Your 26-year-old son has been on your family policy since he was a teen. You're still paying a high rate because of the "youthful driver" surcharge. However, you learn that this major surcharge is supposed to be removed once a driver turns 25. You review your bill and realize it was never taken off. You call your insurer, who apologizes for the oversight. They remove the surcharge, and your policy premium drops by $900 per year. They even provide a retroactive refund for the past year you were overcharged.

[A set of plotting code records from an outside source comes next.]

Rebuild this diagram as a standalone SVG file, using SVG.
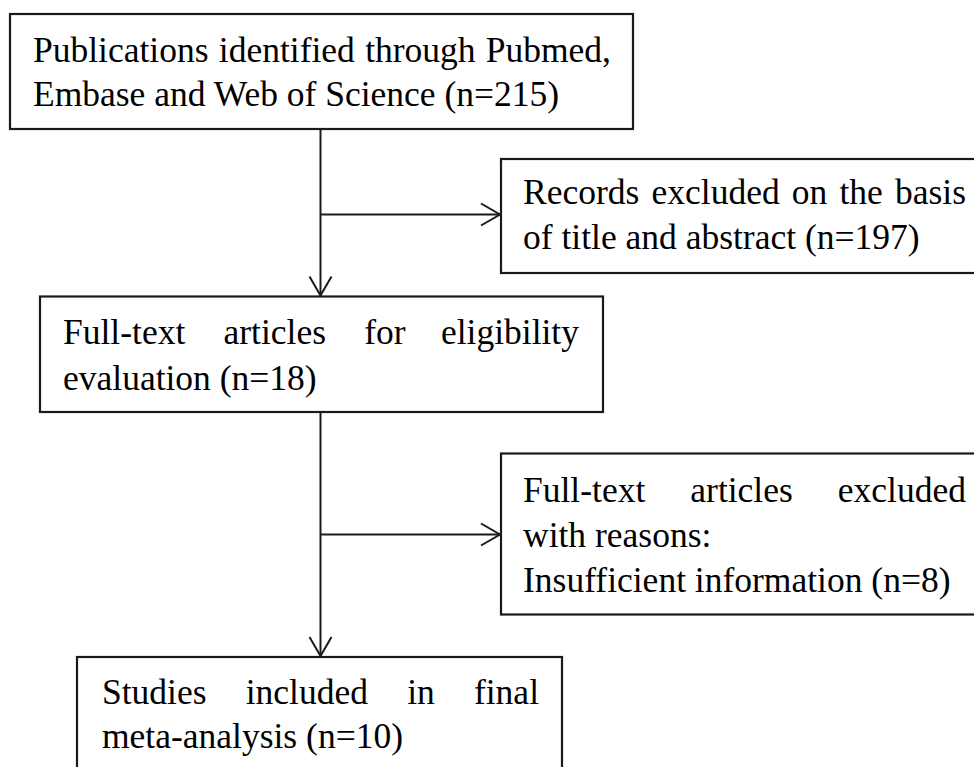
<svg xmlns="http://www.w3.org/2000/svg" width="974" height="767" viewBox="0 0 974 767">
<defs>
<style>
.box{fill:#fff;stroke:#1a1a1a;stroke-width:2.2}
.t{font-family:"Liberation Serif","Times New Roman",serif;font-size:35.5px;fill:#000}
.e{text-anchor:end}
.c{fill:none;stroke:#1a1a1a;stroke-width:2}
</style>
<marker id="arr" markerUnits="userSpaceOnUse" viewBox="-22 -13 24 26" refX="0" refY="0" markerWidth="24" markerHeight="26" orient="auto" overflow="visible">
<path d="M-19,-11 L0,0 L-19,11" fill="none" stroke="#1a1a1a" stroke-width="2"/>
</marker>
</defs>
<rect width="974" height="767" fill="#fff"/>
<g id="connectors">
<line class="c" x1="320.5" y1="129" x2="320.5" y2="295.5" marker-end="url(#arr)"/>
<line class="c" x1="320.5" y1="214.5" x2="500" y2="214.5" marker-end="url(#arr)"/>
<line class="c" x1="320.5" y1="412" x2="320.5" y2="656" marker-end="url(#arr)"/>
<line class="c" x1="320.5" y1="534.5" x2="500" y2="534.5" marker-end="url(#arr)"/>
</g>
<g id="node-identified">
<rect class="box" x="10" y="14" width="623" height="115"/>
<text class="t" y="62"><tspan x="33">Publications</tspan><tspan x="218.8">identified</tspan><tspan x="365.2">through</tspan><tspan x="611" class="e" text-anchor="end">Pubmed,</tspan></text>
<text class="t" x="33" y="106">Embase and Web of Science (n=215)</text>
</g>
<g id="node-excluded-title">
<rect class="box" x="501" y="159" width="489" height="114"/>
<text class="t" y="203.5"><tspan x="523">Records</tspan><tspan x="651.5">excluded</tspan><tspan x="791.8">on</tspan><tspan x="839.5">the</tspan><tspan x="966" text-anchor="end">basis</tspan></text>
<text class="t" x="523" y="249">of title and abstract (n=197)</text>
</g>
<g id="node-fulltext">
<rect class="box" x="40" y="296.5" width="563" height="115.5"/>
<text class="t" y="343.5"><tspan x="63">Full-text</tspan><tspan x="223.5">articles</tspan><tspan x="364.2">for</tspan><tspan x="579" text-anchor="end">eligibility</tspan></text>
<text class="t" x="63" y="389.5">evaluation (n=18)</text>
</g>
<g id="node-excluded-fulltext">
<rect class="box" x="501" y="453.5" width="489" height="161"/>
<text class="t" y="502"><tspan x="523">Full-text</tspan><tspan x="690.3">articles</tspan><tspan x="966" text-anchor="end">excluded</tspan></text>
<text class="t" x="523" y="546.5">with reasons:</text>
<text class="t" x="523" y="591.5">Insufficient information (n=8)</text>
</g>
<g id="node-included">
<rect class="box" x="77" y="657" width="485" height="130"/>
<text class="t" y="703.5"><tspan x="102">Studies</tspan><tspan x="245.7">included</tspan><tspan x="407.2">in</tspan><tspan x="539" text-anchor="end">final</tspan></text>
<text class="t" x="102" y="748">meta-analysis (n=10)</text>
</g>
</svg>
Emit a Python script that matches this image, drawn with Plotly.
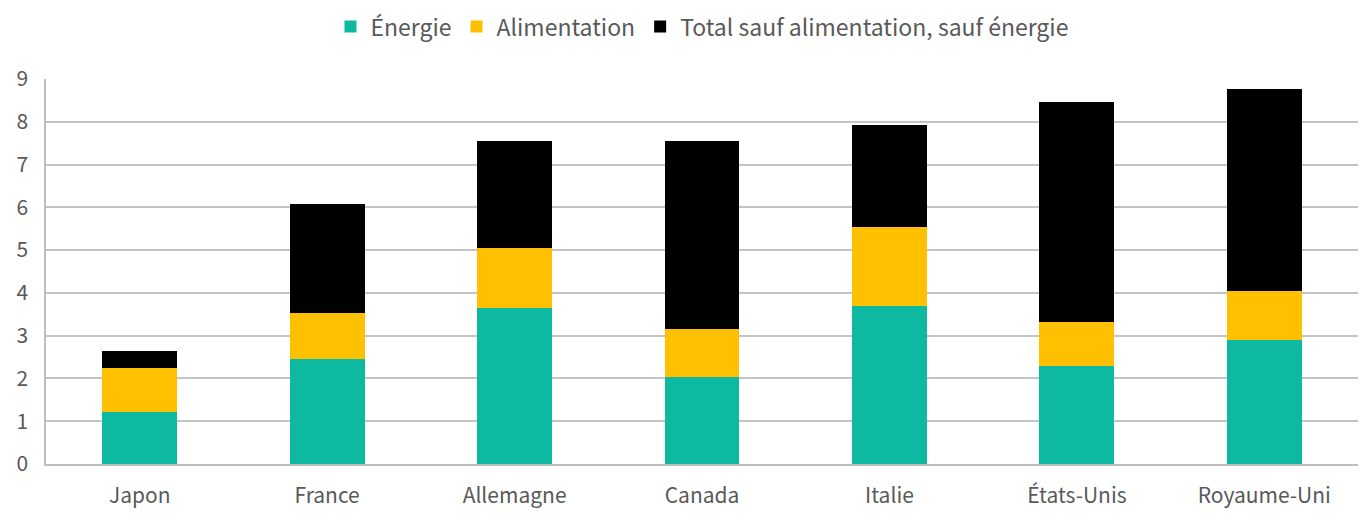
import plotly.graph_objects as go

pays = ["Japon", "France", "Allemagne", "Canada", "Italie", "États-Unis", "Royaume-Uni"]
energie = [1.22, 2.45, 3.64, 2.04, 3.70, 2.30, 2.90]
alimentation = [1.02, 1.07, 1.40, 1.11, 1.84, 1.01, 1.15]
autres = [0.40, 2.55, 2.52, 4.41, 2.39, 5.15, 4.71]

fig = go.Figure()
fig.add_trace(go.Bar(x=pays, y=energie, name="Énergie", marker=dict(color="#0DB9A0", line=dict(width=0))))
fig.add_trace(go.Bar(x=pays, y=alimentation, name="Alimentation", marker=dict(color="#FFC000", line=dict(width=0))))
fig.add_trace(go.Bar(x=pays, y=autres, name="Total sauf alimentation, sauf énergie",
                     marker=dict(color="#000000", line=dict(width=0))))

fig.update_layout(
    barmode="stack",
    bargap=0.6,
    width=1367, height=513,
    margin=dict(l=46, r=9, t=79, b=49, autoexpand=False),
    plot_bgcolor="white", paper_bgcolor="white",
    font=dict(family="Noto Sans CJK JP", size=21, color="#595959"),
    legend=dict(orientation="h", x=0.5, xanchor="center", y=0.99, yanchor="top",
                yref="container", traceorder="normal",
                font=dict(size=23, color="#595959"),
                itemwidth=30),
    showlegend=True,
)
fig.update_xaxes(showline=True, linecolor="#BFBFBF", linewidth=1.5, ticks="", showgrid=False,
                 tickfont=dict(size=21, color="#595959"), ticklabelstandoff=12)
fig.update_yaxes(range=[0, 9], dtick=1, showgrid=True, gridcolor="#C4C4C4", gridwidth=1.5,
                 showline=True, linecolor="#BFBFBF", linewidth=1.5, zeroline=False,
                 ticks="", tickfont=dict(size=21, color="#595959"), ticklabelstandoff=12)

fig.write_html("out.html", config={"displayModeBar": False},
               post_script="document.body.style.margin='0';document.body.style.overflow='hidden';")
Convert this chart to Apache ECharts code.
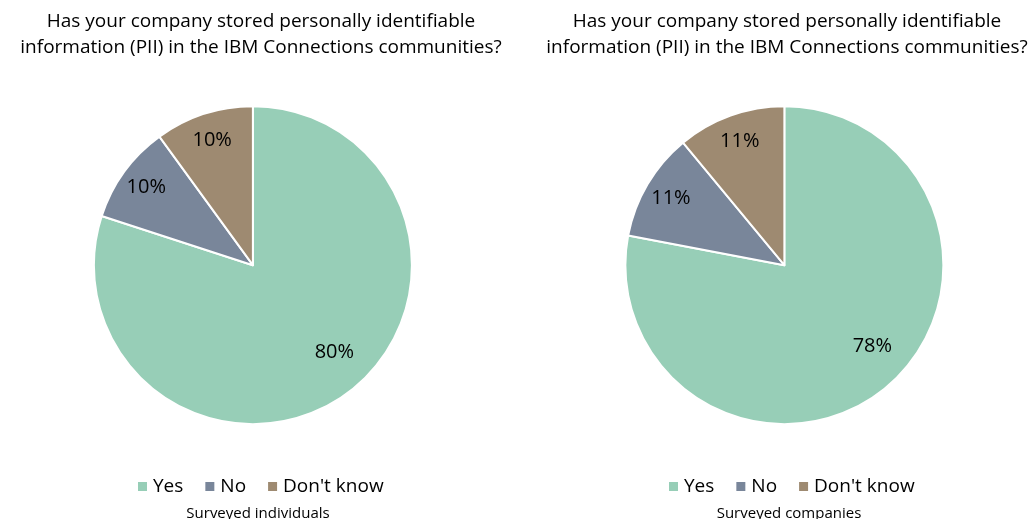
<!DOCTYPE html>
<html><head><meta charset="utf-8">
<script src="https://cdn.jsdelivr.net/npm/echarts@6/dist/echarts.min.js"></script>
<style>html,body{margin:0;padding:0;background:#fff}#c{width:1028px;height:519px}</style>
</head><body><div id="c"></div>
<script>
const categories = ["Yes", "No", "Don't know"];
const individuals = [80, 10, 10];
const companies = [78, 11, 11];
const titleText = "Has your company stored personally identifiable\ninformation (PII) in the IBM Connections communities?";
const subtitles = ["Surveyed individuals", "Surveyed companies"];
const colors = ["#97CEB7", "#79869A", "#9E8A71"];
const FONT = "'Open Sans', sans-serif";

function mk(vals) { return categories.map((n, i) => ({ name: n, value: vals[i] })); }
const centers = [["24.6%", "51.1%"], ["76.3%", "51.1%"]];
const R = 159;
function pies(vals, idx) {
  return [
    { type: 'pie', center: centers[idx], radius: [0, R], startAngle: 90, clockwise: true,
      data: mk(vals), label: { show: false }, labelLine: { show: false },
      itemStyle: { borderColor: '#fff', borderWidth: 2 }, emphasis: { disabled: true }, silent: true },
    { type: 'pie', center: centers[idx], radius: [R * 0.62, R], startAngle: 90, clockwise: true,
      data: mk(vals).map((d, i) => Object.assign(d, i === 0 ? { label: { offset: [4, -20] } } : {})),
      itemStyle: { color: 'rgba(0,0,0,0)' }, silent: true, emphasis: { disabled: true }, legendHoverLink: false,
      label: { show: true, position: 'inside', formatter: '{c}%', fontSize: 20, color: '#000', fontFamily: FONT },
      labelLine: { show: false } }
  ];
}
const ts = { fontSize: 19, fontWeight: 'normal', color: '#000', fontFamily: FONT, lineHeight: 26 };
const ss = { fontSize: 15, fontWeight: 'normal', color: '#000', fontFamily: FONT };
const ls = { fontSize: 19, color: '#000', fontFamily: FONT };
const chart = echarts.init(document.getElementById('c'));
chart.setOption({
  animation: false,
  color: colors,
  title: [
    { text: titleText, left: 256, top: 4, textAlign: 'center', textStyle: ts },
    { text: titleText, left: 782, top: 4, textAlign: 'center', textStyle: ts },
    { text: subtitles[0], left: 253, top: 501, textAlign: 'center', textStyle: ss },
    { text: subtitles[1], left: 784, top: 501, textAlign: 'center', textStyle: ss }
  ],
  legend: [
    { data: categories, left: 131, top: 472, itemWidth: 11, itemHeight: 11, itemGap: 20, icon: 'rect', textStyle: ls },
    { data: categories, left: 662, top: 472, itemWidth: 11, itemHeight: 11, itemGap: 20, icon: 'rect', textStyle: ls }
  ],
  series: [...pies(individuals, 0), ...pies(companies, 1)]
});
</script></body></html>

Common Mistakes That Lead to Overpaying

The number one mistake is "set it and forget it." If you don't review your policy annually, you are almost certainly being overcharged. The second error is not updating your insurer after positive life changes. Getting married, buying a home, or improving your credit score all make you a lower risk and should lower your rates, but only if you inform the company. A third common mistake is not understanding your coverage. Many people pay for redundant services, like rental car coverage, when their premium credit card already offers it. Finally, the biggest mistake of all is not comparison shopping. It is the ultimate check and balance to ensure your current company isn't overcharging you relative to the rest of the market.

FAQ

How do I know if a discount is "missing"?

Make a checklist of common discounts (bundling, good student, safety features, anti-theft, low mileage, professional groups, defensive driving) and go through it line by line with your agent over the phone. Ask about each one specifically.

Can I get a refund for past overcharges?

Sometimes. If the overcharge was due to a clear clerical error on the insurer's part (like failing to remove a surcharge for a driver who turned 25), you have a strong case for a retroactive refund. For missed discounts you never reported, you will likely only get savings going forward.

Is it worth paying for a low deductible if it costs more?

This is a personal financial decision. A low deductible means you pay less out-of-pocket after a claim, but you pay a higher premium. A high deductible saves you money on your premium but requires you to have enough cash in savings to cover it if you have an accident. Many people overpay for low deductibles they rarely, if ever, use.

Will my insurer get angry if I question my bill?

No, not at all. It is a standard and expected part of customer service. As a policyholder, you have every right to understand your bill and ensure its accuracy. A professional agent will be happy to conduct a policy review with you.